Last month, Canada hosted climate ministers from key countries in Montreal, in a replacement for the US-led Major Economies Forum. It also doubled its annual contribution to the UN climate science panel, after Trump axed the US contribution – previously the panel’s biggest source of funding.

McKenna also talked up Canada’s pledge to phase out coal by 2030 – “coal isn’t coming back” – and the jobs being created in clean technology sectors.

The political price of the federal government’s climate policies has been support for oil pipelines to serve tar sands extraction, mainly in Alberta. Indigenous communities and activists have mounted vigorous protests against such infrastructure, citing both local and global environmental impacts.

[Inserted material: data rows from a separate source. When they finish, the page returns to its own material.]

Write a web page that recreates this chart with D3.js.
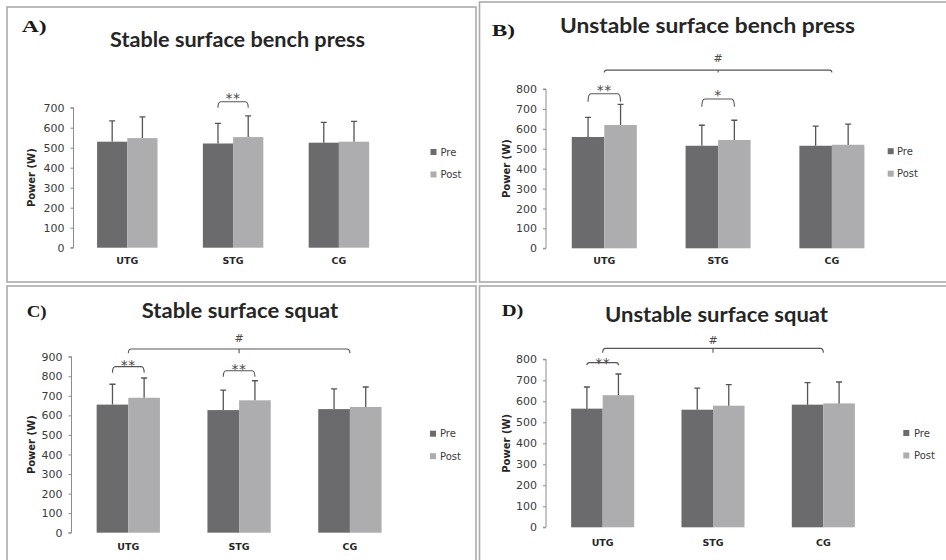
<!DOCTYPE html>
<html><head><meta charset="utf-8">
<script src="https://cdn.jsdelivr.net/npm/d3@7"></script>
<style>html,body{margin:0;padding:0;background:#fff;}svg{display:block;}</style>
</head><body>
<svg id="chart" width="946" height="560"></svg>
<script>
// ---------- DATA ----------
const groups = ["UTG", "STG", "CG"];
const seriesNames = ["Pre", "Post"];
const panelLetters = ["A)", "B)", "C)", "D)"];
const panelTitles = ["Stable surface bench press", "Unstable surface bench press", "Stable surface squat", "Unstable surface squat"];
const yMaxes = [700, 800, 900, 800];
const yTickStep = 100;
const yTitle = "Power (W)";

const preA = [530, 521, 525], postA = [548, 553, 530];
const preSdA = [104, 101, 102], postSdA = [106, 106, 102];
const preB = [559, 515, 515], postB = [619, 544, 520];
const preSdB = [99, 103, 99], postSdB = [104, 99, 104];
const preC = [655, 627, 632], postC = [690, 677, 643];
const preSdC = [104, 102, 103], postSdC = [101, 100, 102];
const preD = [565, 560, 584], postD = [629, 579, 590];
const preSdD = [103, 103, 105], postSdD = [101, 100, 102];

// significance marks: pair = pre vs post within group; brace = across groups
const sigA = [{type: "pair", group: 1, level: 730, label: "**"}];
const sigB = [{type: "pair", group: 0, level: 776, label: "**"},
              {type: "pair", group: 1, level: 750, label: "*"},
              {type: "brace", from: 0, to: 2, level: 895, label: "#"}];
const sigC = [{type: "pair", group: 0, level: 849, label: "**"},
              {type: "pair", group: 1, level: 828, label: "**"},
              {type: "brace", from: 0, to: 2, level: 939, label: "#"}];
const sigD = [{type: "pair", group: 0, level: 784, label: "**"},
              {type: "brace", from: 0, to: 2, level: 852, label: "#"}];

const preSets = [preA, preB, preC, preD];
const postSets = [postA, postB, postC, postD];
const preSdSets = [preSdA, preSdB, preSdC, preSdD];
const postSdSets = [postSdA, postSdB, postSdC, postSdD];
const sigSets = [sigA, sigB, sigC, sigD];

// ---------- LAYOUT ----------
const layouts = [
  {box: [7, 7, 476, 282], x: [74.4, 391.8], y: [247.7, 107.7], axisX: 73.5,
   letter: [21.7, 31.7, 25], title: [237.5, 46.7, 255], yTitleX: 31, xLabelY: 264,
   legend: [430.5, 152, 440.5], drop: [6], labelOff: [7.5]},
  {box: [479.5, 2, 960, 282], x: [547.4, 888.8], y: [248.3, 89], axisX: 546,
   letter: [491.7, 35.5, 23.3], title: [707.5, 33.3, 295], yTitleX: 506, xLabelY: 264,
   legend: [887.7, 151.2, 897], drop: [8, 7.7, 2.5], labelOff: [7, 7, 11.5]},
  {box: [7, 286, 476, 575], x: [72.9, 405.3], y: [532.7, 356.7], axisX: 71.5,
   letter: [26.7, 317, 20], title: [240, 318.3, 196.6], yTitleX: 31, xLabelY: 550,
   legend: [430, 433.7, 440], drop: [6, 6, 4.3], labelOff: [5, 5.5, 10.5]},
  {box: [479.5, 286, 960, 575], x: [547.5, 878.5], y: [527.3, 359.3], axisX: 546,
   letter: [501.7, 315.5, 21.7], title: [716.5, 321.7, 223], yTitleX: 506, xLabelY: 545.5,
   legend: [903.3, 433, 914], drop: [2.5, 4.4], labelOff: [3, 8.5]}
];

const colors = {Pre: "#6b6b6e", Post: "#adadaf"};
const svg = d3.select("#chart");

layouts.forEach((L, p) => {
  const g = svg.append("g");
  // panel border
  g.append("rect")
    .attr("x", L.box[0]).attr("y", L.box[1])
    .attr("width", L.box[2] - L.box[0]).attr("height", L.box[3] - L.box[1])
    .attr("fill", "none").attr("stroke", "#ababab").attr("stroke-width", 1.6);

  const x0 = d3.scaleBand().domain(groups).range(L.x).paddingInner(0).paddingOuter(0);
  const bw = x0.bandwidth() / 3.5;
  const x1 = d3.scaleBand().domain(seriesNames).range([x0.bandwidth() / 2 - bw, x0.bandwidth() / 2 + bw]);
  const y = d3.scaleLinear().domain([0, yMaxes[p]]).range(L.y);

  // y axis
  const ticks = d3.range(0, yMaxes[p] + 1, yTickStep);
  const yAxis = d3.axisLeft(y).tickValues(ticks).tickSize(3).tickPadding(6).tickFormat(d3.format("d"));
  const ya = g.append("g").attr("transform", `translate(${L.axisX},0)`).call(yAxis);
  ya.select(".domain").attr("stroke", "#8c8c8c").attr("stroke-width", 1).attr("d", `M-3,${L.y[1]}H0V${L.y[0]}H-3`);
  ya.selectAll(".tick line").attr("stroke", "#8c8c8c");
  ya.selectAll(".tick text").attr("font-family", "DejaVu Sans, sans-serif").attr("font-size", 11).attr("fill", "#3a3a3a");

  // y title
  g.append("text")
    .attr("transform", `translate(${L.yTitleX},${(L.y[0] + L.y[1]) / 2}) rotate(-90)`)
    .attr("text-anchor", "middle").attr("dy", "0.35em")
    .attr("font-family", "DejaVu Sans, sans-serif").attr("font-weight", "bold").attr("font-size", 10)
    .attr("fill", "#262626").text(yTitle);

  // x labels
  g.selectAll(".xl").data(groups).enter().append("text")
    .attr("x", d => x0(d) + x0.bandwidth() / 2).attr("y", L.xLabelY)
    .attr("text-anchor", "middle")
    .attr("font-family", "DejaVu Sans, sans-serif").attr("font-weight", "bold").attr("font-size", 9.5)
    .attr("fill", "#262626").text(d => d);

  const rows = groups.map((grp, i) => ({grp, vals: [
    {s: "Pre", v: preSets[p][i], sd: preSdSets[p][i]},
    {s: "Post", v: postSets[p][i], sd: postSdSets[p][i]}]}));

  const gg = g.selectAll(".grp").data(rows).enter().append("g")
    .attr("transform", d => `translate(${x0(d.grp)},0)`);
  gg.selectAll("rect").data(d => d.vals).enter().append("rect")
    .attr("x", d => x1(d.s)).attr("width", x1.bandwidth())
    .attr("y", d => y(d.v)).attr("height", d => y(0) - y(d.v))
    .attr("fill", d => colors[d.s]);
  // error bars (upper)
  gg.selectAll(".err").data(d => d.vals).enter().append("path")
    .attr("d", d => {
      const cx = x1(d.s) + x1.bandwidth() / 2;
      return `M${cx},${y(d.v)}V${y(d.v + d.sd)}M${cx - 3},${y(d.v + d.sd)}H${cx + 3}`;
    })
    .attr("stroke", "#555558").attr("stroke-width", 1.3).attr("fill", "none");

  // significance annotations
  sigSets[p].forEach((s, k) => {
    const yt = y(s.level);
    const ye = yt + L.drop[k];
    const r = Math.min(3, L.drop[k]);
    let xa, xb, xm;
    if (s.type === "pair") {
      xa = x0(groups[s.group]) + x1("Pre") + x1.bandwidth() / 2;
      xb = x0(groups[s.group]) + x1("Post") + x1.bandwidth() / 2;
      xm = (xa + xb) / 2;
    } else {
      xa = x0(groups[s.from]) + x0.bandwidth() / 2;
      xb = x0(groups[s.to]) + x0.bandwidth() / 2;
      xm = (xa + xb) / 2;
    }
    let d = `M${xa},${ye}Q${xa},${yt} ${xa + r},${yt}H${xb - r}Q${xb},${yt} ${xb},${ye}`;
    if (s.type === "brace") d += `M${xm},${yt}V${ye}`;
    g.append("path").attr("d", d).attr("fill", "none").attr("stroke", "#555558").attr("stroke-width", 1.1);
    const isStar = s.type === "pair";
    g.append("text").attr("x", xm).attr("y", yt - L.labelOff[k]).attr("text-anchor", "middle")
      .attr("dy", isStar ? "0.6em" : "0.35em")
      .attr("font-family", "DejaVu Sans, sans-serif").attr("font-size", isStar ? 14 : 11)
      .attr("letter-spacing", isStar ? 0.5 : 0)
      .attr("fill", "#4a4a4a").text(s.label);
  });

  // legend
  seriesNames.forEach((s, i) => {
    const cy = L.legend[1] + i * 22.5;
    g.append("rect").attr("x", L.legend[0]).attr("y", cy - 3).attr("width", 6).attr("height", 6).attr("fill", colors[s]);
    g.append("text").attr("x", L.legend[2]).attr("y", cy).attr("dy", "0.35em")
      .attr("font-family", "DejaVu Sans, sans-serif").attr("font-size", 10).attr("fill", "#3a3a3a").text(s);
  });

  // panel letter
  g.append("text").attr("x", L.letter[0]).attr("y", L.letter[1])
    .attr("font-family", "Liberation Serif, serif").attr("font-weight", "bold").attr("font-size", 16)
    .attr("textLength", L.letter[2]).attr("lengthAdjust", "spacingAndGlyphs")
    .attr("fill", "#1a1a1a").text(panelLetters[p]);
  // title
  g.append("text").attr("x", L.title[0]).attr("y", L.title[1]).attr("text-anchor", "middle")
    .attr("font-family", "Lato, sans-serif").attr("font-weight", "bold").attr("font-size", 20)
    .attr("textLength", L.title[2]).attr("lengthAdjust", "spacingAndGlyphs")
    .attr("fill", "#262626").text(panelTitles[p]);
});
</script>
</body></html>
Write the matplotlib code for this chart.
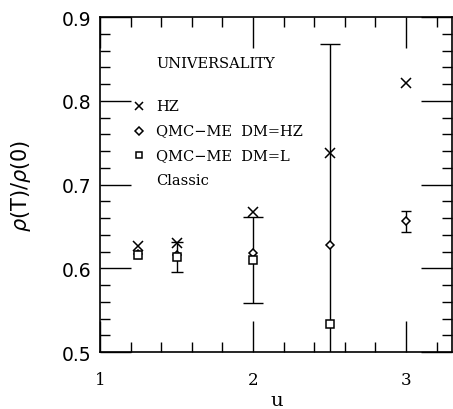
import matplotlib
matplotlib.use("Agg")
import matplotlib.pyplot as plt
from matplotlib.ticker import MultipleLocator

# HZ
u_hz = [1.25, 1.5, 2.0, 2.5, 3.0]
r_hz = [0.627, 0.630, 0.667, 0.738, 0.821]

# QMC-ME DM=HZ
u_dhz = [1.25, 1.5, 2.0, 2.5, 3.0]
r_dhz = [0.617, 0.616, 0.618, 0.628, 0.656]
e_dhz = [0.0, 0.0, 0.0, 0.240, 0.0125]

# QMC-ME DM=L
u_dl = [1.25, 1.5, 2.0, 2.5]
r_dl = [0.616, 0.613, 0.610, 0.533]
e_dl = [0.004, 0.018, 0.051, 0.0]

legend_labels = ["HZ", "QMC\u2212ME  DM=HZ", "QMC\u2212ME  DM=L", "Classic"]

serif = "DejaVu Serif"

fig = plt.figure(figsize=(4.53, 4.10), dpi=100)
ax = fig.add_axes([0.2208, 0.139, 0.777, 0.817])

# error bars (different cap widths as in original)
caps_dl = [2.5, 4.5, 7.0, 0]
for u, r, e, c in zip(u_dl, r_dl, e_dl, caps_dl):
    if e > 0:
        ax.errorbar(u, r, yerr=e, fmt="none", ecolor="black", elinewidth=1.0,
                    capsize=c, capthick=1.0)
caps_dhz = [0, 0, 0, 7.0, 3.6]
for u, r, e, c in zip(u_dhz, r_dhz, e_dhz, caps_dhz):
    if e > 0:
        ax.errorbar(u, r, yerr=e, fmt="none", ecolor="black", elinewidth=1.0,
                    capsize=c, capthick=1.0)

ax.plot(u_hz, r_hz, "x", color="black", ms=7, mew=1.1)
ax.plot(u_dhz, r_dhz, "D", mfc="white", mec="black", ms=4.5, mew=1.1)
ax.plot(u_dl, r_dl, "s", mfc="white", mec="black", ms=5.5, mew=1.1)

ax.set_xlim(1, 3.3)
ax.set_ylim(0.5, 0.9)
ax.xaxis.set_major_locator(MultipleLocator(1))
ax.xaxis.set_minor_locator(MultipleLocator(0.2))
ax.yaxis.set_major_locator(MultipleLocator(0.1))
ax.yaxis.set_minor_locator(MultipleLocator(0.02))
ax.tick_params(which="both", direction="in", top=True, right=True, width=1.0)
ax.tick_params(which="major", length=22)
ax.tick_params(which="minor", length=7)
ax.tick_params(axis="y", labelsize=13.5, pad=6.5)
ax.tick_params(axis="x", pad=14)
ax.set_yticks([0.5, 0.6, 0.7, 0.8, 0.9])
ax.set_yticklabels(["0.5", "0.6", "0.7", "0.8", "0.9"])
for lbl in ax.get_xticklabels():
    lbl.set_fontfamily(serif)
    lbl.set_fontsize(12)
for sp in ax.spines.values():
    sp.set_linewidth(1.2)

ax.set_xlabel("u", fontfamily=serif, fontsize=14)
ax.xaxis.set_label_coords(0.503, -0.116)
ax.set_ylabel(r"$\rho$(T)/$\rho$(0)", fontsize=15)
ax.yaxis.set_label_coords(-0.19, 0.5)

# legend drawn in axes coordinates
ax.text(0.16, 0.862, "UNIVERSALITY", transform=ax.transAxes, fontfamily=serif,
        fontsize=10.5, va="center")
ys = [0.735, 0.661, 0.589, 0.515]
ax.plot(0.111, ys[0], "x", color="black", ms=6, mew=1.1, transform=ax.transAxes, clip_on=False)
ax.plot(0.111, ys[1], "D", mfc="white", mec="black", ms=4, mew=1.1, transform=ax.transAxes, clip_on=False)
ax.plot(0.111, ys[2], "s", mfc="white", mec="black", ms=5, mew=1.1, transform=ax.transAxes, clip_on=False)
for y, t in zip(ys, legend_labels):
    ax.text(0.16, y, t, transform=ax.transAxes, fontfamily=serif, fontsize=10.5, va="center")

fig.savefig("out.png", dpi=100)
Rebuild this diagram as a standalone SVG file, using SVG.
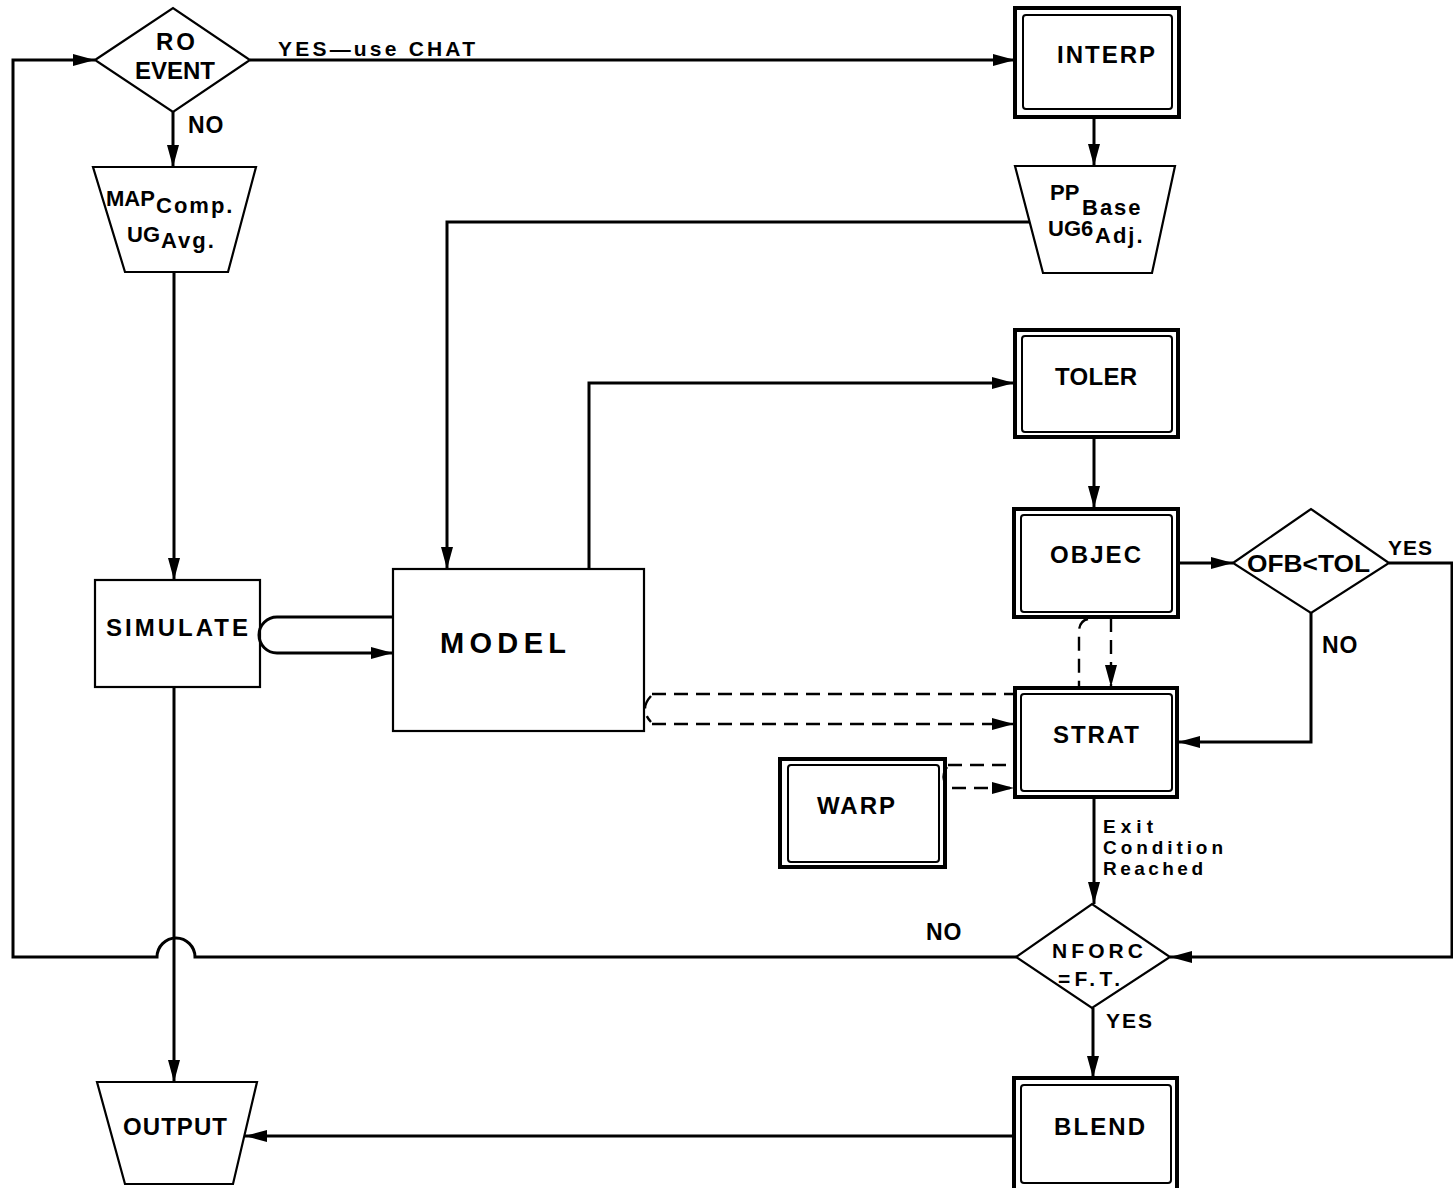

At the same time, a slump in oil prices since 2014 has squeezed the profitability of this carbon-intensive source of oil. Recently, TransCanada announced the cancellation of its Energy East pipeline, on economic grounds.

Asked if tar sands’ heyday was over, McKenna defended the government’s backing for pipelines. “We still are going to get our resources to market in the near term; we are still going to use oil and gas,” she said. “I am elected to represent the people of Canada… that includes tar sands workers.”